Providing accurate information helps insurers assess risk fairly and can lead to better pricing. Detailed documentation — such as fire risk assessments, electrical certificates, and valuations — supports this process.

For larger portfolios, insurers often prefer a “block” policy covering multiple properties under one contract. This approach simplifies management and can yield competitive rates due to the scale of the risk.

The Importance of Regular Reviews

A property portfolio evolves constantly — new acquisitions, sales, tenant changes, and refurbishments alter your risk profile. Regular insurance reviews ensure your policy keeps pace.

You should review your cover at least annually or whenever significant changes occur. Keeping your insurer informed prevents gaps in protection and ensures all properties remain adequately insured.

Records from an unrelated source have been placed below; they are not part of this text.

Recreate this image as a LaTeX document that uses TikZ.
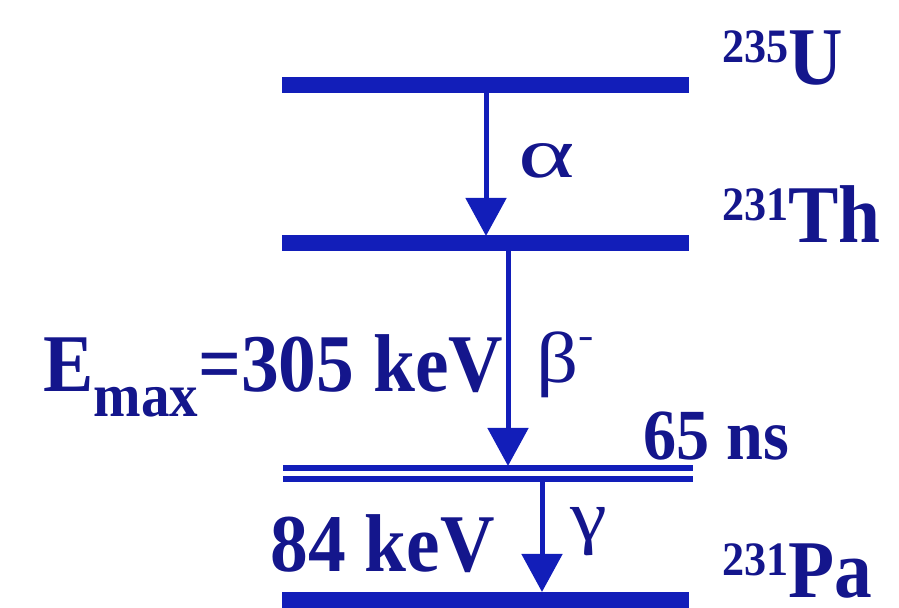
\documentclass[tikz,border=0pt]{standalone}
\usepackage{fontspec}
\setmainfont[FakeStretch=0.92]{Liberation Serif}
\newfontfamily\greekfont[FakeStretch=1.15]{Liberation Serif}
\usetikzlibrary{arrows.meta}

\definecolor{levelblue}{RGB}{18,30,185}
\definecolor{inkblue}{RGB}{20,22,140}
% mass number as raised prefix
\newcommand{\massno}[2]{{\fontsize{24}{24}\selectfont\raisebox{11pt}{#1}}#2}

\begin{document}
\begin{tikzpicture}[x=0.5pt, y=-0.5pt, >={Triangle[width=20pt,length=19pt]},
  level/.style={levelblue, line width=8pt},
  thinlevel/.style={levelblue, line width=3pt},
  decay/.style={->, levelblue, line width=2.5pt},
  lbl/.style={inkblue, font=\bfseries\fontsize{41}{41}\selectfont, inner sep=0pt, anchor=base west},
  greek/.style={inkblue, font=\greekfont\fontsize{36}{36}\selectfont, inner sep=0pt, anchor=base west}]

  \useasboundingbox (0,0) rectangle (899,608);

  % Thick levels
  \foreach \lv/\y in {U/85, Th/243.5, Pa/600} {
    \coordinate (\lv-w) at (282,\y);
    \coordinate (\lv-e) at (689,\y);
    \draw[level] (\lv-w) -- (\lv-e);
  }

  % Isomeric level (double line)
  \coordinate (Pm-w) at (283,468);
  \coordinate (Pm-e) at (693,468);
  \coordinate (Pn-w) at (283,479);
  \coordinate (Pn-e) at (693,479);
  \draw[thinlevel] (Pm-w) -- (Pm-e);
  \draw[thinlevel] (Pn-w) -- (Pn-e);

  % Decay arrows
  \coordinate (a-from) at (486,89);
  \coordinate (a-to) at (486,236);
  \coordinate (b-from) at (508,248);
  \coordinate (b-to) at (508,466);
  \coordinate (g-from) at (542,480);
  \coordinate (g-to) at (542,592);
  \draw[decay] (a-from) -- (a-to);
  \draw[decay] (b-from) -- (b-to);
  \draw[decay] (g-from) -- (g-to);

  % Level labels
  \node[lbl] (U-lbl) at (722,85) {\massno{235}{U}};
  \node[lbl] (Th-lbl) at (722,243) {\massno{231}{Th}};
  \node[lbl] (Pa-lbl) at (722,597) {\massno{231}{Pa}};
  \node[lbl, font=\bfseries\fontsize{36}{36}\selectfont] (t-lbl) at (643,460) {65 ns};

  % Transition labels
  \node[greek] (alpha) at (518,178) {\scalebox{1.3}[1]{α}};
  \node[greek] (beta) at (536,383) {β\raisebox{17pt}{\fontsize{20}{20}\selectfont -}};
  \node[greek] (gamma) at (570,541) {γ};
  \node[lbl] (emax) at (43,392)
    {E\raisebox{-12.5pt}{\fontsize{31}{31}\selectfont max}=305 keV};
  \node[lbl] (egam) at (270,572) {84 keV};

\end{tikzpicture}
\end{document}
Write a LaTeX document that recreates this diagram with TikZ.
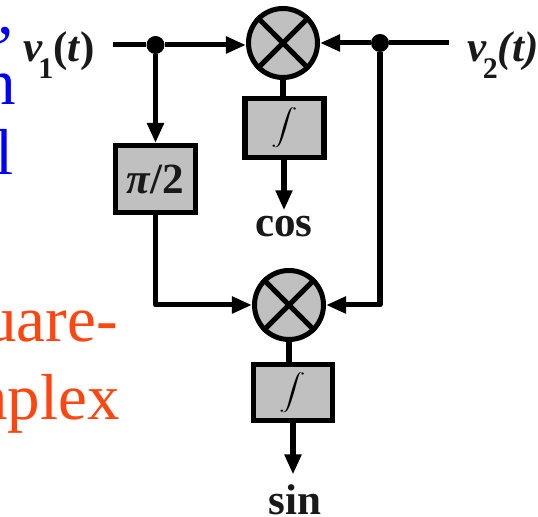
\documentclass[tikz,border=0pt]{standalone}
\usepackage{fontspec}
\setmainfont{Liberation Serif}
\usepackage{tikz}
\usetikzlibrary{arrows.meta,positioning,calc}
\definecolor{boxgray}{RGB}{192,192,192}
\definecolor{noteblue}{RGB}{0,0,255}
\definecolor{noteorange}{RGB}{255,69,16}
\newcommand{\intsign}{\scalebox{1.5}[1.03]{$\displaystyle\int$}}
\tikzset{
  wire/.style={line width=2.85pt, line join=round},
  arrowwire/.style={wire, -{Triangle[length=0.4cm,width=0.32cm]}},
  blockbox/.style={rectangle, draw=black, line width=2.85pt, fill=boxgray, inner sep=0pt},
  mixer/.style={circle, draw=black, line width=2.85pt, fill=boxgray, inner sep=0pt, minimum size=1.38cm},
  junction/.style={circle, fill=black, inner sep=0pt, minimum size=0.36cm},
  siglabel/.style={font=\fontsize{24.5}{28}\selectfont\bfseries, text=black!90, inner sep=0pt},
  notetext/.style={font=\fontsize{37}{42}\selectfont, inner sep=0pt, anchor=base east},
}
\begin{document}
\begin{tikzpicture}
  \clip (0,0) rectangle (10.76,10.34);

  % Cropped slide text
  \node[notetext,noteblue] (noteA) at (0.34,8.92) {’};
  \node[notetext,noteblue] (noteB) at (0.32,8.24) {n};
  \node[notetext,noteblue] (noteC) at (0.28,6.84) {l};
  \node[notetext,noteorange] (noteD) at (2.36,3.5) {uare-};
  \node[notetext,noteorange] (noteE) at (2.4,1.94) {mplex};

  % Mixers and blocks
  \node[mixer] (mixA) at (5.66,9.48) {};
  \node[mixer] (mixB) at (5.78,4.24) {};
  \foreach \m in {mixA,mixB}{
    \draw[wire] (\m.45)--(\m.225);
    \draw[wire] (\m.135)--(\m.315);
  }
  \node[blockbox,minimum width=1.58cm,minimum height=1.18cm] (intA) at (5.69,7.78) {\intsign};
  \node[blockbox,minimum width=1.6cm,minimum height=1.34cm,siglabel] (shift) at (3.11,6.76) {\raisebox{-0.1em}{\textit{π}/2}};
  \node[blockbox,minimum width=1.58cm,minimum height=1.12cm] (intB) at (5.86,2.49) {\intsign};

  % Signal labels
  \node[siglabel] (vone) at (1.18,9.24) {\textit{v}\kern-0.1em\raisebox{-0.4em}{\fontsize{17}{20}\selectfont 1}(\textit{t})};
  \node[siglabel] (vtwo) at (10.06,9.24) {\textit{v}\kern-0.1em\raisebox{-0.4em}{\fontsize{17}{20}\selectfont 2}\textit{(t)}};
  \node[siglabel] (coslbl) at (5.68,5.8) {cos};
  \node[siglabel] (sinlbl) at (5.9,0.34) {sin};

  % Junctions and free ends
  \node[junction] (dotA) at (3.11,9.44) {};
  \node[junction] (dotB) at (7.6,9.48) {};
  \coordinate (inA) at (2.26,9.44);
  \coordinate (inB) at (8.98,9.48);

  % Connectors
  \draw[wire] (inA)--(dotA);
  \draw[arrowwire] (dotA)--(dotA -| mixA.west);
  \draw[arrowwire] (dotA)--(shift.north);
  \draw[wire] (inB)--(dotB);
  \draw[arrowwire] (dotB)--(mixA.east);
  \draw[wire] (mixA.south)--(mixA.south |- intA.north);
  \draw[arrowwire] (intA.south -| coslbl.north)--($(coslbl.north)+(0,0.12)$);
  \draw[arrowwire] (shift.south) |- (mixB.west);
  \draw[arrowwire] (dotB) |- (mixB.east);
  \draw[wire] (mixB.south)--(mixB.south |- intB.north);
  \draw[arrowwire] (intB.south)--($(intB.south |- sinlbl.north)+(0,0.2)$);
\end{tikzpicture}
\end{document}
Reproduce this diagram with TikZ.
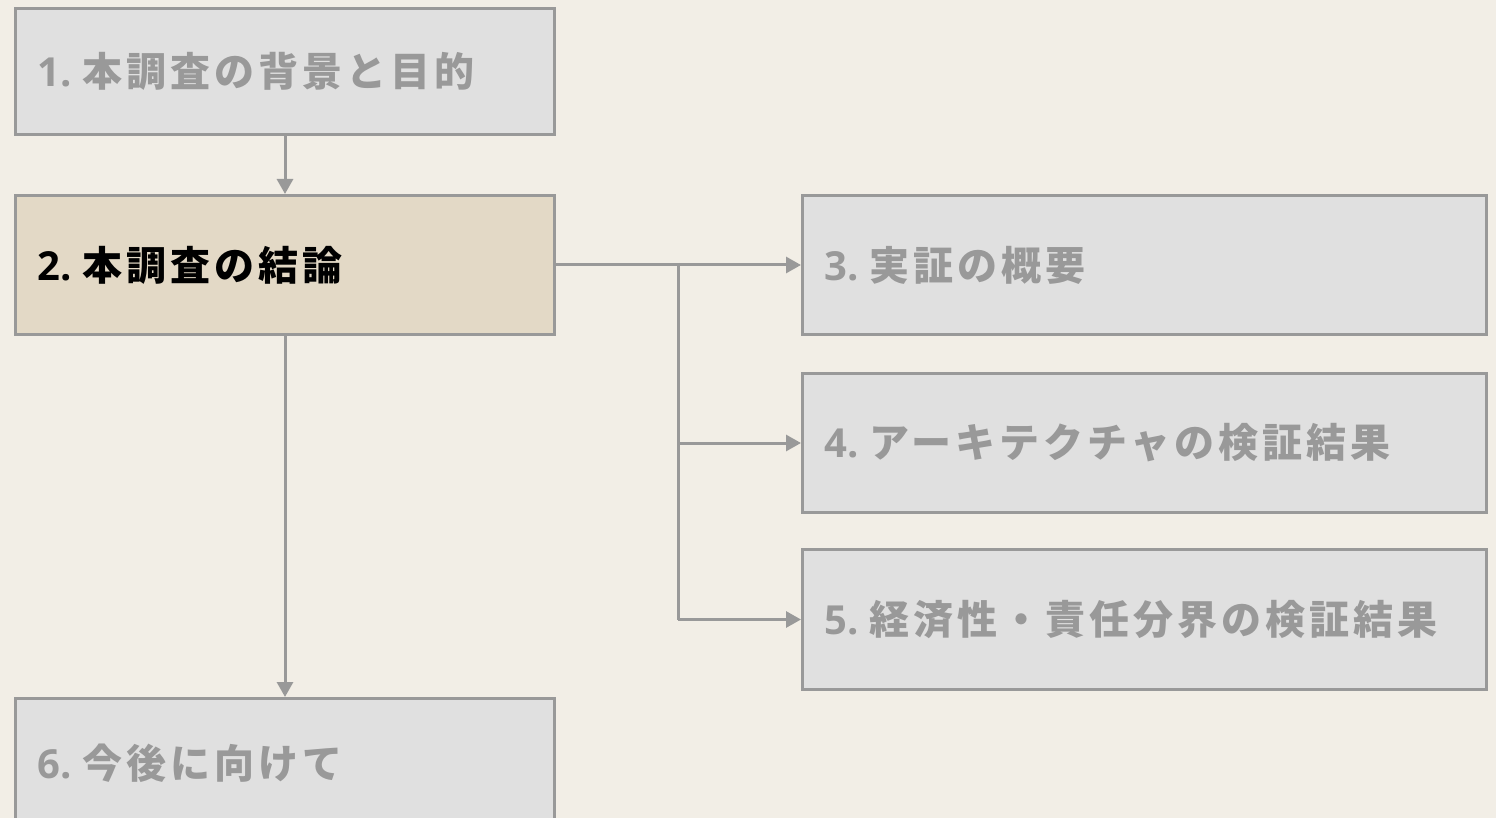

Why Additional Cover Offers Real Value

While additional insurance options may seem like an extra cost, they often deliver substantial long-term savings. The cost of a single uninsured event — a boiler explosion, cyber breach, or pollution claim — can easily exceed years of premiums.

Comprehensive cover not only protects against immediate financial loss but also safeguards reputation, tenant relationships, and investment continuity. Insurers offering these specialist options recognise the evolving risks of modern property ownership — and provide tools to mitigate them effectively.

Conclusion

Insuring a mixed commercial and residential property portfolio in the United Kingdom requires more than ticking boxes on a standard policy. Every property type, tenant, and operational process adds layers of risk that demand careful attention.

Beyond core covers such as buildings, liability, and loss of rent insurance, the additional options offered by insurers — from engineering inspection to environmental liability and cyber protection — create a safety net that truly reflects the realities of property ownership today.